start

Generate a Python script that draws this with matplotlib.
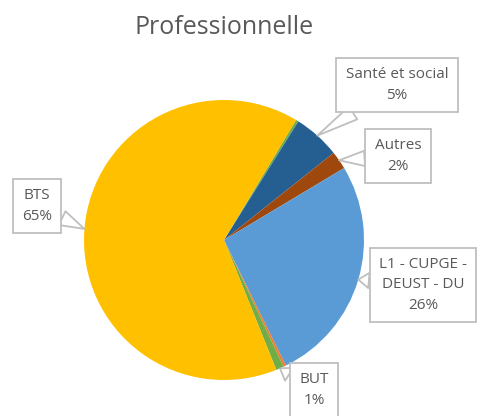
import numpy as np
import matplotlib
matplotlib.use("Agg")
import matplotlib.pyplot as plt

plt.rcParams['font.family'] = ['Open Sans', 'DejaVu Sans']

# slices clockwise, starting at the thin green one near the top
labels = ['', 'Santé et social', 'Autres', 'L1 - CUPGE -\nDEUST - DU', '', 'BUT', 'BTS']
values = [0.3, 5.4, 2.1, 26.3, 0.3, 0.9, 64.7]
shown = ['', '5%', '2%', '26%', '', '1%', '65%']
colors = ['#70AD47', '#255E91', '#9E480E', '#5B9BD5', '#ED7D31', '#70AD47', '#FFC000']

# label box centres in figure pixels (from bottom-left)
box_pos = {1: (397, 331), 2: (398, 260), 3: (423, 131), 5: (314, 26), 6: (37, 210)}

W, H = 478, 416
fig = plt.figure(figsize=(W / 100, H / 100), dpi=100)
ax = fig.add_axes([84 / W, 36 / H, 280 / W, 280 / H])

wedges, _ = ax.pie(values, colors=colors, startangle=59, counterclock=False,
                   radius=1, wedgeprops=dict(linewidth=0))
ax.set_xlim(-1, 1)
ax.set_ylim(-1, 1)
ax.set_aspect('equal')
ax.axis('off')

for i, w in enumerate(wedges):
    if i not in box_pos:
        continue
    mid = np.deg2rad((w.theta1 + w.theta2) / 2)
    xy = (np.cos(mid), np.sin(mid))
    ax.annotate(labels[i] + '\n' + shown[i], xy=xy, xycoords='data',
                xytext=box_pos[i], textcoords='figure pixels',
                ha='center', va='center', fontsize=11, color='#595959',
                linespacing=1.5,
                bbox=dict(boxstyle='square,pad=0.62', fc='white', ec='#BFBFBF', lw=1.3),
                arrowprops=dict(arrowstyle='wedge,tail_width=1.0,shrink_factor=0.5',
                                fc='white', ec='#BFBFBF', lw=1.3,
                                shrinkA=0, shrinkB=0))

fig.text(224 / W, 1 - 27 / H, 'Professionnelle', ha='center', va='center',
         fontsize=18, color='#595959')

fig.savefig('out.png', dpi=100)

end

Begin at the top of the material above and output each line exactly, stopping after the line that holds "ax = fig.add_axes([84". Leave out pictures.

ANSWER IN FULL:
Generate a Python script that draws this with matplotlib.
import numpy as np
import matplotlib
matplotlib.use("Agg")
import matplotlib.pyplot as plt

plt.rcParams['font.family'] = ['Open Sans', 'DejaVu Sans']

# slices clockwise, starting at the thin green one near the top
labels = ['', 'Santé et social', 'Autres', 'L1 - CUPGE -\nDEUST - DU', '', 'BUT', 'BTS']
values = [0.3, 5.4, 2.1, 26.3, 0.3, 0.9, 64.7]
shown = ['', '5%', '2%', '26%', '', '1%', '65%']
colors = ['#70AD47', '#255E91', '#9E480E', '#5B9BD5', '#ED7D31', '#70AD47', '#FFC000']

# label box centres in figure pixels (from bottom-left)
box_pos = {1: (397, 331), 2: (398, 260), 3: (423, 131), 5: (314, 26), 6: (37, 210)}

W, H = 478, 416
fig = plt.figure(figsize=(W / 100, H / 100), dpi=100)
ax = fig.add_axes([84 / W, 36 / H, 280 / W, 280 / H])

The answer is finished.